§ Collected data:
— begin —

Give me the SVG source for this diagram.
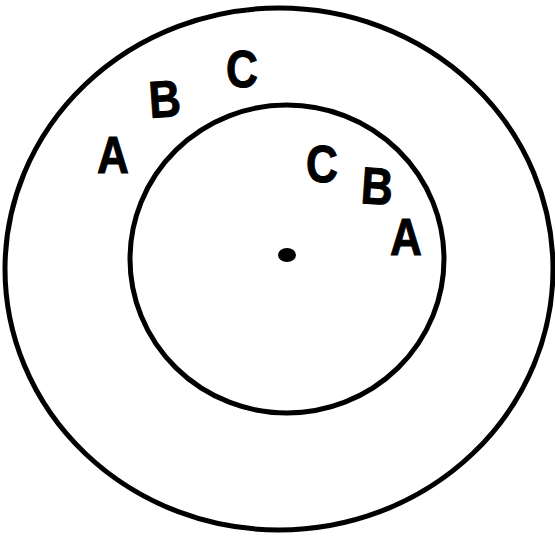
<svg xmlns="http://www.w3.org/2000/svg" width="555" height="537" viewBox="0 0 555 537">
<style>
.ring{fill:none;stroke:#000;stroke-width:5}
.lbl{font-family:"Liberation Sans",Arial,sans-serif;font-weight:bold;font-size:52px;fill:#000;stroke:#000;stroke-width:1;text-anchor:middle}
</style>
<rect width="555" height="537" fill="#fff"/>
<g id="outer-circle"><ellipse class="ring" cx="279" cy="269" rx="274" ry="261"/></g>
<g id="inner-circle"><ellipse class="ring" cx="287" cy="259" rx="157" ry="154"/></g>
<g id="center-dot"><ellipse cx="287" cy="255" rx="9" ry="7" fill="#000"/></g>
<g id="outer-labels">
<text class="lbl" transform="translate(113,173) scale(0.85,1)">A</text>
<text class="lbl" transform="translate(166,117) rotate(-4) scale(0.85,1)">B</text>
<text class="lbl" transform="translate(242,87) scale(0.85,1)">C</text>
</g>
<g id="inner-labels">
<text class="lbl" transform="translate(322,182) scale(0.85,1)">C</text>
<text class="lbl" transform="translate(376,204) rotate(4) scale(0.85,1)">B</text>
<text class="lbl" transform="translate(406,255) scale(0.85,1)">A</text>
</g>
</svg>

— end —

§ Directions for this task: Take the listing above and restate it word for word, without its pictures.

§ Expected output:
Give me the SVG source for this diagram.
<svg xmlns="http://www.w3.org/2000/svg" width="555" height="537" viewBox="0 0 555 537">
<style>
.ring{fill:none;stroke:#000;stroke-width:5}
.lbl{font-family:"Liberation Sans",Arial,sans-serif;font-weight:bold;font-size:52px;fill:#000;stroke:#000;stroke-width:1;text-anchor:middle}
</style>
<rect width="555" height="537" fill="#fff"/>
<g id="outer-circle"><ellipse class="ring" cx="279" cy="269" rx="274" ry="261"/></g>
<g id="inner-circle"><ellipse class="ring" cx="287" cy="259" rx="157" ry="154"/></g>
<g id="center-dot"><ellipse cx="287" cy="255" rx="9" ry="7" fill="#000"/></g>
<g id="outer-labels">
<text class="lbl" transform="translate(113,173) scale(0.85,1)">A</text>
<text class="lbl" transform="translate(166,117) rotate(-4) scale(0.85,1)">B</text>
<text class="lbl" transform="translate(242,87) scale(0.85,1)">C</text>
</g>
<g id="inner-labels">
<text class="lbl" transform="translate(322,182) scale(0.85,1)">C</text>
<text class="lbl" transform="translate(376,204) rotate(4) scale(0.85,1)">B</text>
<text class="lbl" transform="translate(406,255) scale(0.85,1)">A</text>
</g>
</svg>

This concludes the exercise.